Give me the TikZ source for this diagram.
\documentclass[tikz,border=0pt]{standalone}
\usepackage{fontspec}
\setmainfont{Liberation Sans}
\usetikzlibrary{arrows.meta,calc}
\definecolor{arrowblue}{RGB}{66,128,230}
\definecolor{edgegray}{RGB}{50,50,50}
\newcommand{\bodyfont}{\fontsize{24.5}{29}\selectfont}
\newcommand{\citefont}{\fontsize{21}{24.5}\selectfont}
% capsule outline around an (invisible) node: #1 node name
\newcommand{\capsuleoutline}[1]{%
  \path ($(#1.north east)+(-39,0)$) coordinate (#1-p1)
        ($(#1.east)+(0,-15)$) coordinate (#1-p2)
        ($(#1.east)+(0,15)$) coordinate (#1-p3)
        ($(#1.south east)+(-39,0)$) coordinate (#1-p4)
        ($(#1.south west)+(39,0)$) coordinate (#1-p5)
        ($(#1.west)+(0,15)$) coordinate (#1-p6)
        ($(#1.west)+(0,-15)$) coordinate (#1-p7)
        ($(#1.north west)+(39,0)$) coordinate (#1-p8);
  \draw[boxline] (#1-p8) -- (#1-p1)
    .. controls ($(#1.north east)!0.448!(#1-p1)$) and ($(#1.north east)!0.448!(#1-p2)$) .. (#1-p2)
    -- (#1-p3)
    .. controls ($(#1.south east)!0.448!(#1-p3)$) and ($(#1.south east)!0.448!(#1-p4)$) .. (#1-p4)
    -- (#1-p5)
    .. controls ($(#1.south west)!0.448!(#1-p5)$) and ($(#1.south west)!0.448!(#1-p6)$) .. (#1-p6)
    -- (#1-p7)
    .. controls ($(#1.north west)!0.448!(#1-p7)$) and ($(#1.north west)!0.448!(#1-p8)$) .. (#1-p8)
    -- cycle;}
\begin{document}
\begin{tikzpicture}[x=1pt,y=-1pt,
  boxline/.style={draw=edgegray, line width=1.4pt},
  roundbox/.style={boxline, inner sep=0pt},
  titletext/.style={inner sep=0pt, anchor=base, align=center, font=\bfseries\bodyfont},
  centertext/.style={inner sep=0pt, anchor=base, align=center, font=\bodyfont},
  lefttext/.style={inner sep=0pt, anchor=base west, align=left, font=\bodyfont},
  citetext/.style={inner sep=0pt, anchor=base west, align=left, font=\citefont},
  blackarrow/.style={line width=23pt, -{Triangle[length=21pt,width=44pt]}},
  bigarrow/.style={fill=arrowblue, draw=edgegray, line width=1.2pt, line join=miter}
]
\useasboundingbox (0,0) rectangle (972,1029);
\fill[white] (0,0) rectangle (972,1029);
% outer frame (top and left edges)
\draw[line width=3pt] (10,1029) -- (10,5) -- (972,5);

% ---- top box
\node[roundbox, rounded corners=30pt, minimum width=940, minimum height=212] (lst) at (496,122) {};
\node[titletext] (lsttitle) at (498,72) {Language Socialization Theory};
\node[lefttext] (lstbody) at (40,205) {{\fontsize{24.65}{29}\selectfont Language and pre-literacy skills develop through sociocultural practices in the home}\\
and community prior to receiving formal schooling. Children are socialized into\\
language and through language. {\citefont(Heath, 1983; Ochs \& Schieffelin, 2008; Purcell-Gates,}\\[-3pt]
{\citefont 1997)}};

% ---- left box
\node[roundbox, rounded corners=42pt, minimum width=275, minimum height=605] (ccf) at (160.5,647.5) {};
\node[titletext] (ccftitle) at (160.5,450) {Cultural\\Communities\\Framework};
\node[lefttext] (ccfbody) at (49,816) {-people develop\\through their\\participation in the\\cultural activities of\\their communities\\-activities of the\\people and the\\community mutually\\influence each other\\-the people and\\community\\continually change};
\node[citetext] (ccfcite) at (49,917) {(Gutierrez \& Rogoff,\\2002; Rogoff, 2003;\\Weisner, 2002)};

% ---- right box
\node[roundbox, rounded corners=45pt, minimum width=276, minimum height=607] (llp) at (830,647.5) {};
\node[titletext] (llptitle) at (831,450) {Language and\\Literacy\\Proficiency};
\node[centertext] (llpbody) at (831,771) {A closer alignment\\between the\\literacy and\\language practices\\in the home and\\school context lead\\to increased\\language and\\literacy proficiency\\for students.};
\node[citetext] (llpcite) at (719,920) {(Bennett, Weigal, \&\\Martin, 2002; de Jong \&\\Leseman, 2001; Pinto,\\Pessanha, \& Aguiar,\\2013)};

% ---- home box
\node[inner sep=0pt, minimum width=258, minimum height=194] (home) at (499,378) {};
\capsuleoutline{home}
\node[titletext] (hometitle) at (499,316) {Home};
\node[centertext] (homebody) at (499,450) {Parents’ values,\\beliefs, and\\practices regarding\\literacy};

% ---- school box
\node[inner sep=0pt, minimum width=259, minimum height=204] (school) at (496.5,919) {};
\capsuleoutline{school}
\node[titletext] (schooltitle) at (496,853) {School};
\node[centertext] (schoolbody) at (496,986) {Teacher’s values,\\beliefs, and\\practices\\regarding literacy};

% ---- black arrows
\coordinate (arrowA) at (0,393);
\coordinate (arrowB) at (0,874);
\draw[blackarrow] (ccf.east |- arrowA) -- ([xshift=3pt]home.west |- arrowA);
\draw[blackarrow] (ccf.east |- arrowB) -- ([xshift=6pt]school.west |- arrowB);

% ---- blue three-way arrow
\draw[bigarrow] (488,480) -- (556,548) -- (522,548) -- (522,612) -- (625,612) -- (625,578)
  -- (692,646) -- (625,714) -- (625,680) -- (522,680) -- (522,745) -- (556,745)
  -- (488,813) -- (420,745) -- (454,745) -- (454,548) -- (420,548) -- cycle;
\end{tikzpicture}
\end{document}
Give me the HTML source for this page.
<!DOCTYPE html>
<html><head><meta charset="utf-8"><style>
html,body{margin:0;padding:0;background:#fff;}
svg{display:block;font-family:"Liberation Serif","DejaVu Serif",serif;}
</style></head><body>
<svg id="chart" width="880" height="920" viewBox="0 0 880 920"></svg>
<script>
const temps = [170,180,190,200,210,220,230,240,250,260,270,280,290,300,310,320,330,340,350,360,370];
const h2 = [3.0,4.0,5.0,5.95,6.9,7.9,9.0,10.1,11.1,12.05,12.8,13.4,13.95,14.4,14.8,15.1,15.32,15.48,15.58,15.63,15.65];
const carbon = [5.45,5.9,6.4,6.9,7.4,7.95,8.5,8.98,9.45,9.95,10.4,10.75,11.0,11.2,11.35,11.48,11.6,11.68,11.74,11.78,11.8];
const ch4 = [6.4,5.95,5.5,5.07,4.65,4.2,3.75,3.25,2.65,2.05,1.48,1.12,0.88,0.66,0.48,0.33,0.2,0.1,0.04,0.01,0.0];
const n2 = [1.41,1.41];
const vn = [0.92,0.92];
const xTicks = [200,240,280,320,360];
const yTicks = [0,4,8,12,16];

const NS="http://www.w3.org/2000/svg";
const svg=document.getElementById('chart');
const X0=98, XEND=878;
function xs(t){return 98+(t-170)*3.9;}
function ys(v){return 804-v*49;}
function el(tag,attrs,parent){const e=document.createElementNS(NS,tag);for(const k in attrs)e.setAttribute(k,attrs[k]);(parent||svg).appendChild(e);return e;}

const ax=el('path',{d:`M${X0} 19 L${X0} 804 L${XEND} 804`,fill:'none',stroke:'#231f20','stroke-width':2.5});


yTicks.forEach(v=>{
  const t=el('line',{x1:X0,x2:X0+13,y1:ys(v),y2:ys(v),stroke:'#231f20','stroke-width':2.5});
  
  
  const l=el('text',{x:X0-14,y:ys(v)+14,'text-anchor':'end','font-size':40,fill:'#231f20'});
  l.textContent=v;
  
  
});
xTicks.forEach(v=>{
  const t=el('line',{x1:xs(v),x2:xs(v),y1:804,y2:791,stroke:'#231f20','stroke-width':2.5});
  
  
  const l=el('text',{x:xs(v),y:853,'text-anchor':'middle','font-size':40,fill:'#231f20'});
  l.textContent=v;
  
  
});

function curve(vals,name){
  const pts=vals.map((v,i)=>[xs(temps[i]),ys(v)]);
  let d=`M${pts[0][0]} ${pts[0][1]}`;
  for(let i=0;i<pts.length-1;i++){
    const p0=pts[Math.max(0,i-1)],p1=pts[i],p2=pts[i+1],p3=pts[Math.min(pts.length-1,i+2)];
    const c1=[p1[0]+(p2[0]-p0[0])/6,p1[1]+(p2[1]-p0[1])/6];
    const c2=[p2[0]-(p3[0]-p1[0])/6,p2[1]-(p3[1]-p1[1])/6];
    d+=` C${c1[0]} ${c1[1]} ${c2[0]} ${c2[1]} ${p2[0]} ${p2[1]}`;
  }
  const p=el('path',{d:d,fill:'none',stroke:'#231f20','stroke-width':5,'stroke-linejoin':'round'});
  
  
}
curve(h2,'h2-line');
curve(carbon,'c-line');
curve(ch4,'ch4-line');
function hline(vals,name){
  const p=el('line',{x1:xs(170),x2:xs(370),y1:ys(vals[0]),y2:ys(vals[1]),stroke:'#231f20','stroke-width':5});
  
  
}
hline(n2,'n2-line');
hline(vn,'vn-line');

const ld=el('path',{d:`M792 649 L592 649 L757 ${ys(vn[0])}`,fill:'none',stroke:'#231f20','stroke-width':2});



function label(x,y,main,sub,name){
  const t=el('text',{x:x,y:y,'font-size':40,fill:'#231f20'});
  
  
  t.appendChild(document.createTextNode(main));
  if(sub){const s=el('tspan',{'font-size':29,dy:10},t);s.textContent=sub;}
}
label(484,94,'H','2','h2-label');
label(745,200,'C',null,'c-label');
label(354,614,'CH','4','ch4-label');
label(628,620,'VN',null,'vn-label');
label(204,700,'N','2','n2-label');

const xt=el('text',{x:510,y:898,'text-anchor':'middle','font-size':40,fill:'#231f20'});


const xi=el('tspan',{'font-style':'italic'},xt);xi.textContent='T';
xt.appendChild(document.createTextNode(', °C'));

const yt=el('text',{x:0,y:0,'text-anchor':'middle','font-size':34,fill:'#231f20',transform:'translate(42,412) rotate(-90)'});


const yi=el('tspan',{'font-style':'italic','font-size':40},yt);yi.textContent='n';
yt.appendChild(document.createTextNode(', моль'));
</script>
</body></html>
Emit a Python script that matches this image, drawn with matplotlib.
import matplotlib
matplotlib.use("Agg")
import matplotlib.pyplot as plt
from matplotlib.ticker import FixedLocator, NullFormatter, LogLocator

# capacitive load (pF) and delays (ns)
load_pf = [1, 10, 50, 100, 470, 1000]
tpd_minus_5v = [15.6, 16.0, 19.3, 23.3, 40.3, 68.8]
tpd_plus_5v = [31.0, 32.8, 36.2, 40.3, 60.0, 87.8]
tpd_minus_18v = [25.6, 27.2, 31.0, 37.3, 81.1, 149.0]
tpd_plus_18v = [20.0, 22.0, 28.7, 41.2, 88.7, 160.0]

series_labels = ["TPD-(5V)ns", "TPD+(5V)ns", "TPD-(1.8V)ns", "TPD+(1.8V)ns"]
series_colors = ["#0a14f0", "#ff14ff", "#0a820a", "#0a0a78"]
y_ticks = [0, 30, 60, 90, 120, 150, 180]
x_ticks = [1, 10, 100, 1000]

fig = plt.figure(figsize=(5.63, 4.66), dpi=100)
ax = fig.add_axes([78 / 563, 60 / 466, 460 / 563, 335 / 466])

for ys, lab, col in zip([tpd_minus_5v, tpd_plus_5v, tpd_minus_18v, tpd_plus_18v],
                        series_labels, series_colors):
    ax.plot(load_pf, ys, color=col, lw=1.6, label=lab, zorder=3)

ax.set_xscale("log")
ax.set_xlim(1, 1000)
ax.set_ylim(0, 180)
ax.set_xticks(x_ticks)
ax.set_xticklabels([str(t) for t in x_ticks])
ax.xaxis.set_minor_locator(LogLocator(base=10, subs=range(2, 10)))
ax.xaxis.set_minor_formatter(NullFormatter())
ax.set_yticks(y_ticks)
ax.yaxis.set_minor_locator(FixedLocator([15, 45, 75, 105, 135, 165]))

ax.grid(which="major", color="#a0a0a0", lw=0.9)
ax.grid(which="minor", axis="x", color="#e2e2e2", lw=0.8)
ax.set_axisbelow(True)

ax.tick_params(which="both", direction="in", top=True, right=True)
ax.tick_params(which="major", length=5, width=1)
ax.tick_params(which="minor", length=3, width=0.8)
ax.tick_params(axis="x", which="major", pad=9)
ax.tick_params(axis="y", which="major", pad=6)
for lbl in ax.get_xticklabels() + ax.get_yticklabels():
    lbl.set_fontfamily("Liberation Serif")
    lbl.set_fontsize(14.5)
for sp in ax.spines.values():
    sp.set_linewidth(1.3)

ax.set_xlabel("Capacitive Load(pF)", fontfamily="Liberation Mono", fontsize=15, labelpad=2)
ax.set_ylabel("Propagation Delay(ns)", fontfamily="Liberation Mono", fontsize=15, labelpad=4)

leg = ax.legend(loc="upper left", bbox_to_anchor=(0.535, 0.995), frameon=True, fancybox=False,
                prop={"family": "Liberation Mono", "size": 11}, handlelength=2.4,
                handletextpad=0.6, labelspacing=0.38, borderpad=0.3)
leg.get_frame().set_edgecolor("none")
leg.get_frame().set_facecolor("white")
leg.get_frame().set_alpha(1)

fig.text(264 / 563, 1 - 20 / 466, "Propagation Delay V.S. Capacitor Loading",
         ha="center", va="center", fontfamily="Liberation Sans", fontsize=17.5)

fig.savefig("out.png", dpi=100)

### SHORT EXERCISE
Look back at the entries above and repeat, unchanged, every line from the line holding "Emit a Python" through the line holding "from matplotlib.ticker import".

### EXERCISE RESULT
Emit a Python script that matches this image, drawn with matplotlib.
import matplotlib
matplotlib.use("Agg")
import matplotlib.pyplot as plt
from matplotlib.ticker import FixedLocator, NullFormatter, LogLocator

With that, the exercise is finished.